Commentary

Obama’s Other Massachusetts Problem

The flood of angry voters in Massachusetts isn’t the only blue-state problem coming from Ted Kennedy’s old stomping grounds.

In 2006, Massachusetts enacted a health care law that is essentially identical to the Obama plan - and voters there have seen the consequences. Both Obamacare and the Massachusetts plan aim to expand health insurance coverage via private-sector mandates, private-insurance subsidies, an expanded Medicaid program and a new health insurance “exchange.”

President Obama has avoided any comparisons between his plan and the Massachusetts law, with good reason. Premiums for employer-sponsored insurance - 96 percent of the Massachusetts’ market - are rising 21 percent to 46 percent faster than the national average. State officials have whitewashed the cost overruns, but they are simultaneously raising taxes and threatening to impose a Canadian-style payment system, in which doctors and hospitals do the dirty work of rationing care.

In a new Cato Institute study, we found that the Massachusetts law’s runaway costs are delivering far less than supporters claim. Using 2008 data from the Census Bureau’s Current Population Survey, “the survey of record” for measuring trends among the uninsured, and controlling for relevant variables and using other New England states to control for unobserved factors, we found unflattering results.

Official estimates of coverage gains overstate the law’s impact by at least 45 percent. At best, the law covered 297,000 previously uninsured residents, and the uninsured rate is 3.8 percent rather than 432,000 and 2.6 percent, as Massachusetts claims.

Yet even those estimates are overly optimistic, as Massachusetts appears to have driven many uninsured residents underground.

There is evidence that many residents responded to the law - whose “individual mandate” makes it a crime not to have health insurance - by concealing their insurance status from the Census Bureau. Our results suggest that Massachusetts’ actual uninsured rate may be 5.1 percent or higher and that state officials may be overstating the coverage gains by 112 percent or more.

In addition, the law’s Medicaid expansion spurred many residents to substitute Medicaid for private insurance, much as critics fear a “public option” would. Private coverage fell by 14.6 percentage points among low-income children - despite no discernable increase in total coverage - and by 6.2 points among low-income adults. (Because the Senate version of the president’s plan would expand Medicaid, maybe it contains a “public option” after all.)

We also found that the law has done a better job of giving residents coverage than moving the population toward better health. Self-reported health improved for some residents but fell for others.

Finally, it appears the law has made Massachusetts a less attractive place to live for young adults.

Even before 2006, Massachusetts forced young consumers to pay inflated premiums for the purpose of subsidizing their elders. The law’s new “individual mandate” forces those young adults to accept that bad deal or pay a penalty. As a result, the number of young adults relocating to Massachusetts has fallen by 60 percent.

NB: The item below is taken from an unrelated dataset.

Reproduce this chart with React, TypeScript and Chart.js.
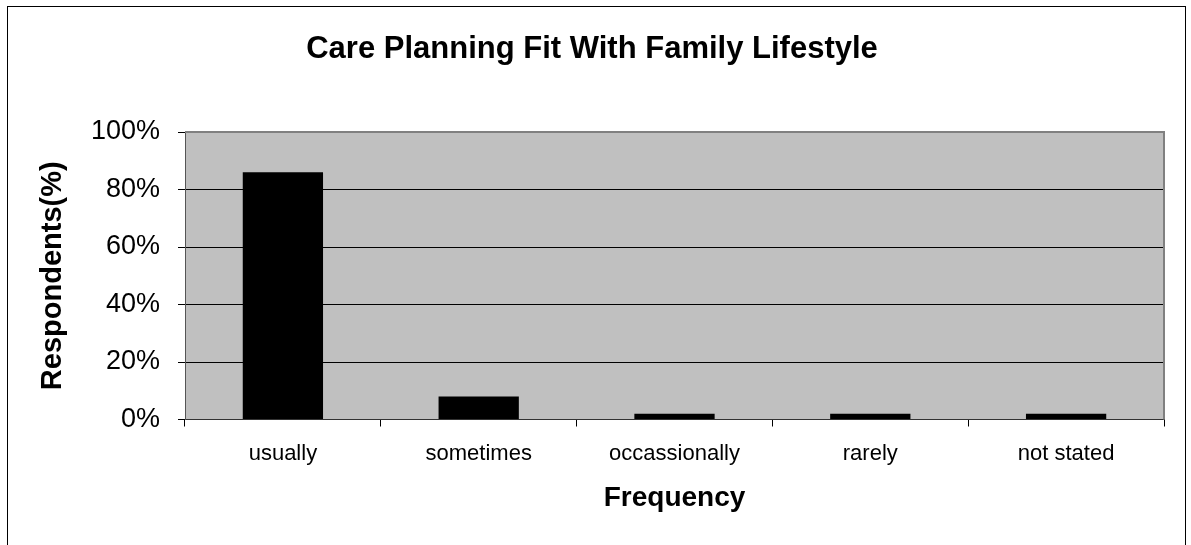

The Obama plan and the Massachusetts law bear another similarity: So far, no one has bothered to estimate their full cost.

The nonpartisan Massachusetts Taxpayers Foundation used creative accounting to declare the law’s cost to be “modest.” Using unpublished data provided to us by the foundation, however, we conservatively estimate total new spending under the law to have exceeded $1 billion in 2008 - 57 percent higher than the foundation’s published estimate. The total cost is much higher, as our estimate includes only one category of mandatory private-sector spending.

But at least we have a vague idea of the full cost of the Massachusetts law. Unlike the way it handled the Clinton health plan, the Congressional Budget Office has produced no cost estimates of the Obama plan’s private-sector mandates. A recent CBO memo reveals that Democrats have been working meticulously to suppress any such estimates.

Massachusetts has done the nation a great favor. It is providing a preview of life under the Obama health plan: a lot of pain for very little gain.

Aaron Yelowitz is an associate professor of economics at the University of Kentucky. Michael F. Cannon is director of health policy studies at the Cato Institute. They are authors of “The Massachusetts Health Plan: Much Pain, Little Gain.”